> _Given task_:
Copy the lines from the start of the records below through the line containing "plt.rcParams['font.weight'] = 'bold'", both included, and leave out the pictures.
··· Information provided ···
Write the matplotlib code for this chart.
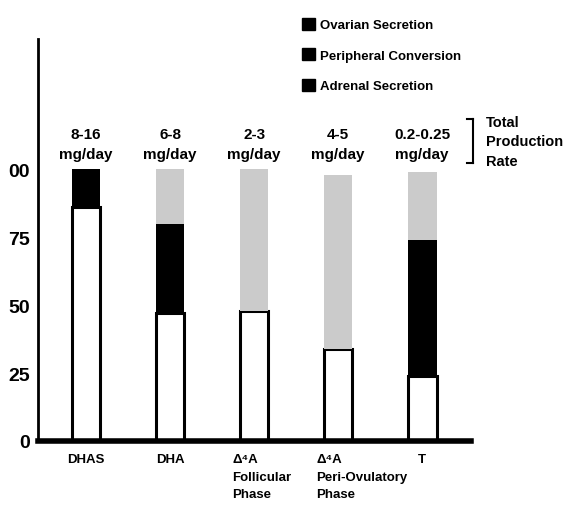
import matplotlib.pyplot as plt
from matplotlib.patches import Patch
from matplotlib.lines import Line2D
import numpy as np

plt.rcParams['font.family'] = ['Liberation Sans', 'DejaVu Sans']
plt.rcParams['font.weight'] = 'bold'

categories = ['DHAS', 'DHA', 'Δ⁴A\nFollicular\nPhase', 'Δ⁴A\nPeri-Ovulatory\nPhase', 'T']
rates = ['8-16\nmg/day', '6-8\nmg/day', '2-3\nmg/day', '4-5\nmg/day', '0.2-0.25\nmg/day']
adrenal = [86, 47, 48, 34, 24]
peripheral = [14, 33, 0, 0, 50]
ovarian = [0, 20, 52, 64, 25]
yticks = [0, 25, 50, 75, 100]
ytick_labels = ['0', '25', '50', '75', '00']

fig = plt.figure(figsize=(5.63, 5.06), dpi=100)
ax = fig.add_axes([38/563, 1-442/506, (471-38)/563, (442-40)/506])

x = np.arange(len(categories))
w = 0.34
adrenal = np.array(adrenal)
peripheral = np.array(peripheral)
ovarian = np.array(ovarian)

ax.bar(x, adrenal, w, color='white', edgecolor='black', linewidth=2.2)
ax.bar(x, peripheral, w, bottom=adrenal, color='black', linewidth=0)
ax.bar(x, ovarian, w, bottom=adrenal + peripheral, color='#cbcbcb', linewidth=0)

for xi, r in zip(x, rates):
    ax.text(xi, 103, r, ha='center', va='bottom', fontsize=11, linespacing=1.55)

ax.set_xlim(-0.57, 4.58)
ax.set_ylim(0, 148)
ax.set_yticks(yticks)
ax.set_yticklabels(ytick_labels, fontsize=14)
ax.tick_params(axis='y', length=0, pad=6)
ax.set_xticks(x)
ax.set_xticklabels([])
ax.tick_params(axis='x', length=0)
for xi, c in zip(x, categories):
    if xi in (2, 3):
        ax.text(xi - 0.26, -4.5, c, ha='left', va='top', fontsize=9.5, linespacing=1.6)
    else:
        ax.text(xi, -4.5, c, ha='center', va='top', fontsize=9.5)

for s in ['top', 'right']:
    ax.spines[s].set_visible(False)
ax.spines['left'].set_linewidth(2)
ax.spines['bottom'].set_linewidth(4)

# legend (all squares black, as in the print)
handles = [Patch(facecolor='black', edgecolor='black') for _ in range(3)]
labels = ['Ovarian Secretion', 'Peripheral Conversion', 'Adrenal Secretion']
fig.legend(handles, labels, loc='upper left', bbox_to_anchor=(290/563, 1-7/506),
           frameon=False, fontsize=9.5, handlelength=1.0, handleheight=1.0,
           handletextpad=0.4, labelspacing=1.3)

# bracket + total production rate note
fig.add_artist(Line2D([473/563, 473/563], [1-120/506, 1-164/506], color='black', lw=1.5))
fig.add_artist(Line2D([467/563, 473/563], [1-120/506, 1-120/506], color='black', lw=1.5))
fig.add_artist(Line2D([467/563, 473/563], [1-164/506, 1-164/506], color='black', lw=1.5))
fig.text(486/563, 1-116/506, 'Total\nProduction\nRate', ha='left', va='top', fontsize=10.5, linespacing=1.5)

fig.savefig('out.png', dpi=100)
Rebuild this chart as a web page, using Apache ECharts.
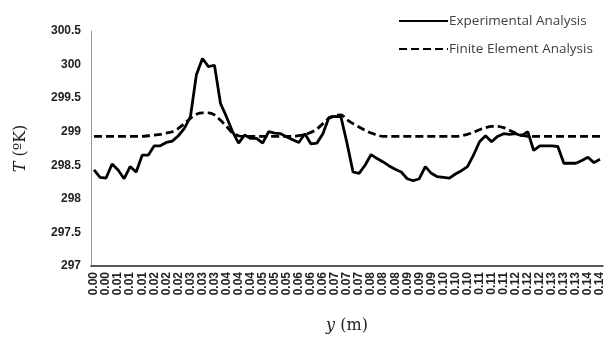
<!DOCTYPE html>
<html>
<head>
<meta charset="utf-8">
<script src="https://cdn.jsdelivr.net/npm/echarts@6/dist/echarts.min.js"></script>
<style>html,body{margin:0;padding:0;background:#fff;}#c{width:610px;height:343px;}</style>
</head>
<body>
<div id="c"></div>
<script>
// Category labels: position y (m), one per measurement point
const categories = [
"0.00","0.00","0.00","0.01","0.01","0.01","0.01","0.01","0.01","0.02",
"0.02","0.02","0.02","0.02","0.02","0.03","0.03","0.03","0.03","0.03",
"0.03","0.04","0.04","0.04","0.04","0.04","0.04","0.05","0.05","0.05",
"0.05","0.05","0.05","0.06","0.06","0.06","0.06","0.06","0.06","0.07",
"0.07","0.07","0.07","0.07","0.07","0.08","0.08","0.08","0.08","0.08",
"0.08","0.09","0.09","0.09","0.09","0.09","0.09","0.10","0.10","0.10",
"0.10","0.10","0.10","0.11","0.11","0.11","0.11","0.11","0.11","0.12",
"0.12","0.12","0.12","0.12","0.12","0.13","0.13","0.13","0.13","0.13",
"0.13","0.14","0.14","0.14","0.14"
];

const experimental = [
298.43,298.32,298.31,298.52,298.43,298.30,298.48,298.40,298.65,298.65,
298.79,298.79,298.84,298.86,298.94,299.05,299.22,299.85,300.09,299.97,
299.99,299.42,299.22,299.00,298.83,298.95,298.90,298.90,298.83,299.00,
298.98,298.97,298.92,298.88,298.84,298.97,298.82,298.83,298.97,299.21,
299.23,299.22,298.83,298.40,298.38,298.50,298.66,298.60,298.55,298.49,
298.44,298.40,298.30,298.27,298.30,298.48,298.38,298.33,298.32,298.31,
298.37,298.42,298.48,298.65,298.85,298.94,298.85,298.93,298.97,298.96,
298.97,298.94,299.00,298.72,298.79,298.79,298.79,298.78,298.53,298.53,
298.53,298.57,298.62,298.54,298.59
];

const finiteElement = [
298.93,298.93,298.93,298.93,298.93,298.93,298.93,298.93,298.93,298.94,
298.95,298.96,298.98,299.00,299.05,299.12,299.20,299.26,299.28,299.28,
299.25,299.17,299.08,298.98,298.94,298.93,298.93,298.93,298.93,298.93,
298.93,298.93,298.93,298.93,298.94,298.96,298.99,299.04,299.12,299.20,
299.24,299.25,299.18,299.12,299.07,299.02,298.98,298.95,298.93,298.93,
298.93,298.93,298.93,298.93,298.93,298.93,298.93,298.93,298.93,298.93,
298.93,298.94,298.96,298.99,299.03,299.06,299.08,299.08,299.06,299.02,
298.98,298.95,298.93,298.93,298.93,298.93,298.93,298.93,298.93,298.93,
298.93,298.93,298.93,298.93,298.93
];

const yMin = 297, yMax = 300.5, yStep = 0.5;

const chart = echarts.init(document.getElementById('c'), null, {renderer:'canvas'});
chart.setOption({
  animation: false,
  backgroundColor: '#fff',
  grid: {left: 91, right: 7, top: 31, bottom: 77, containLabel: false},
  legend: {
    orient: 'vertical',
    left: 393, top: 9,
    itemWidth: 49, itemHeight: 14, itemGap: 14,
    itemStyle: {opacity: 0},
    textStyle: {fontFamily: 'Open Sans', fontSize: 13.5, color: '#404040', padding: [0, 0, 0, -4]},
    data: ['Experimental Analysis', 'Finite Element Analysis']
  },
  xAxis: {
    type: 'category',
    data: categories,
    boundaryGap: true,
    name: '{i|y} (m)',
    nameLocation: 'middle',
    nameGap: 52,
    nameTextStyle: {
      fontFamily: 'DejaVu Serif', fontSize: 16, color: '#222',
      rich: {i: {fontFamily: 'DejaVu Serif', fontStyle: 'italic', fontSize: 16, color: '#222'}}
    },
    axisLine: {lineStyle: {color: '#222', width: 1.5}},
    axisTick: {show: false},
    axisLabel: {
      interval: 1, rotate: 90, margin: 6,
      fontFamily: 'Liberation Sans', fontWeight: 'bold', fontSize: 12, color: '#222'
    },
    splitLine: {show: false}
  },
  yAxis: {
    type: 'value',
    min: yMin, max: yMax, interval: yStep,
    name: '{i|T} (ºK)',
    nameLocation: 'middle',
    nameRotate: 90,
    nameGap: 62,
    nameTextStyle: {
      fontFamily: 'DejaVu Serif', fontSize: 16, color: '#222',
      rich: {i: {fontFamily: 'DejaVu Serif', fontStyle: 'italic', fontSize: 16, color: '#222'}}
    },
    axisLine: {show: true, lineStyle: {color: '#999', width: 1}},
    axisTick: {show: false},
    axisLabel: {
      margin: 10,
      fontFamily: 'Liberation Sans', fontWeight: 'bold', fontSize: 12, color: '#222'
    },
    splitLine: {show: false}
  },
  series: [
    {
      name: 'Experimental Analysis',
      type: 'line',
      data: experimental,
      symbol: 'none',
      showSymbol: false,
      lineStyle: {color: '#000', width: 2.8, type: 'solid'},
      itemStyle: {color: '#000'}
    },
    {
      name: 'Finite Element Analysis',
      type: 'line',
      data: finiteElement,
      symbol: 'none',
      showSymbol: false,
      smooth: 0.3,
      lineStyle: {color: '#000', width: 2.8, type: [8, 4]},
      itemStyle: {color: '#000'}
    }
  ]
});
</script>
</body>
</html>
···
> _Expected answer_:
Write the matplotlib code for this chart.
import matplotlib.pyplot as plt
from matplotlib.patches import Patch
from matplotlib.lines import Line2D
import numpy as np

plt.rcParams['font.family'] = ['Liberation Sans', 'DejaVu Sans']
plt.rcParams['font.weight'] = 'bold'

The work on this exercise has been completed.